Como un homenaje a su memoria, acabo de leer un pequeño librito suyo que no conocía, Cervantes en Barcelona (1989). Es una pura delicia. Comienza y termina con una pequeña descripción de la casa que lleva el número 2 del Paseo Colón de la Ciudad Condal en la que, según una persistente leyenda que Riquer conoció de niño de boca de su madre, habitó el autor de El Quijote en algún momento de su vida. El libro escudriña con lupa la vida de Cervantes y descarta o valida las diferentes tesis sobre su estancia en aquella ciudad, a la vez que describe con minucia todas las alusiones a Barcelona en las novelas cervantinas. Las páginas más seductoras son aquellas en las que contrasta el famoso bandolero catalán que aparece inmortalizado en El Quijote, Roque Guinart, con el personaje de carne y hueso que le sirvió de modelo. Esta comparación se enriquece con una animada descripción de las bandas de asaltantes que en el siglo XVII hacían de las suyas y volvían peligrosos los alrededores de Barcelona y todas las grandes ciudades españolas. Al final, queda probado que la única estancia posible de Cervantes en la ciudad fue en el verano de 1610 y que, si de veras llegó a habitar el tercer piso de la casa del Paseo Colón, tuvo desde ese balcón una vista inmejorable del Portal del Mar y la playa, el paisaje que describiría en Las dos doncellas, una de las novelas ejemplares.

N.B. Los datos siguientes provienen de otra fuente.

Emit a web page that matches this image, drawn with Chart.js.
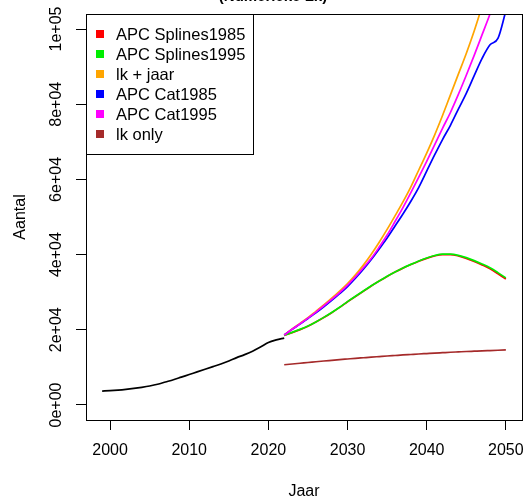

El mejor crítico de Martorell fue al mismo tiempo uno de los más eminentes cervantistas; sus ediciones críticas del Tirant lo Blanc y del Quijote son un modelo de rigor y, al mismo tiempo, de una accesibilidad que pone ambas obras maestras al alcance de los lectores comunes y corrientes. También en esto Martín de Riquer fue un ejemplo de intelectual sin fronteras, un ciudadano del mundo, desprovisto de fanatismo y de complejos, que volcó su amor por la literatura, la historia, la lengua y la cultura sin otro interés que la búsqueda de la verdad, la exaltación de la belleza, la justa valoración de la obra de arte y de las ideas en función de valores universales y no de menudos intereses políticos de circunstancias. En los años setenta, cuando yo vivía en Barcelona, muchos no le habían perdonado que durante la Guerra Civil optara, espantado “por el asesinato de algunos amigos y por cierta afinidad con los ideales religiosos y de orden del otro lado”, según dijo, por los nacionales y combatiera en una formación requeté. Pero, para entonces, Riquer había abandonado aquellas ideas y optado por una línea democrática. De otro lado, en toda la vasta obra de él que ha llegado a mis manos, no recuerdo haber leído un solo texto de reivindicación del autoritarismo. Y, con motivo de los artículos necrológicos aparecidos en estos días, me ha alegrado saber que, en los violentos días que sucedieron a la Guerra Civil, se movilizó para salvar del fusilamiento a escritores y profesores republicanos.
Es interesante señalar que, al mismo tiempo que investigaba en archivos y bibliotecas preparando trabajos del más estricto nivel académico, Martín de Riquer no desdeñó escribir manuales o dirigir colecciones de clásicos dirigidos al gran público, como la historia universal de la literatura que emprendió con José María Valverde. Había detrás de estos empeños una convicción: la cultura no debía quedar confinada en los recintos universitarios y ser monopolio de clérigos; tenía que salir a la calle y llegar al mundo profano, como llegaban en tiempos remotos las hazañas caballerescas al gran público a través de los cómicos de la legua y los troveros ambulantes. El gran medievalista no era un hombre del pasado; vivía en el presente, y, cuando no estaba sumergido en polvorientos infolios, se distraía leyendo novelas policiales.
La muerte de Martín de Riquer me apena mucho porque personas tan valiosas deberían ser tan longevas como los patriarcas bíblicos; también porque, probablemente, él será uno de los últimos de su especie, quiero decir esa tradición de humanistas de cultura múltiple y de visión universal, a la que pertenecieron Menéndez Pelayo, Menéndez Pidal, Ortega y Gasset, Alfonso Reyes, Pedro Henríquez Ureña, Octavio Paz y un Jorge Luis Borges. Ya no los habrá porque el conocimiento futuro estará sobre todo almacenado en el éter y cualquiera podrá acceder a él apretando los botones indicados. La memoria, el esfuerzo intelectual, serán prescindibles; o, mejor dicho, patrimonio exclusivo de las pantallas y los ordenadores. Gracias a estos artefactos, todos sabremos todo, lo que equivale a decir: nadie sabrá ya nada.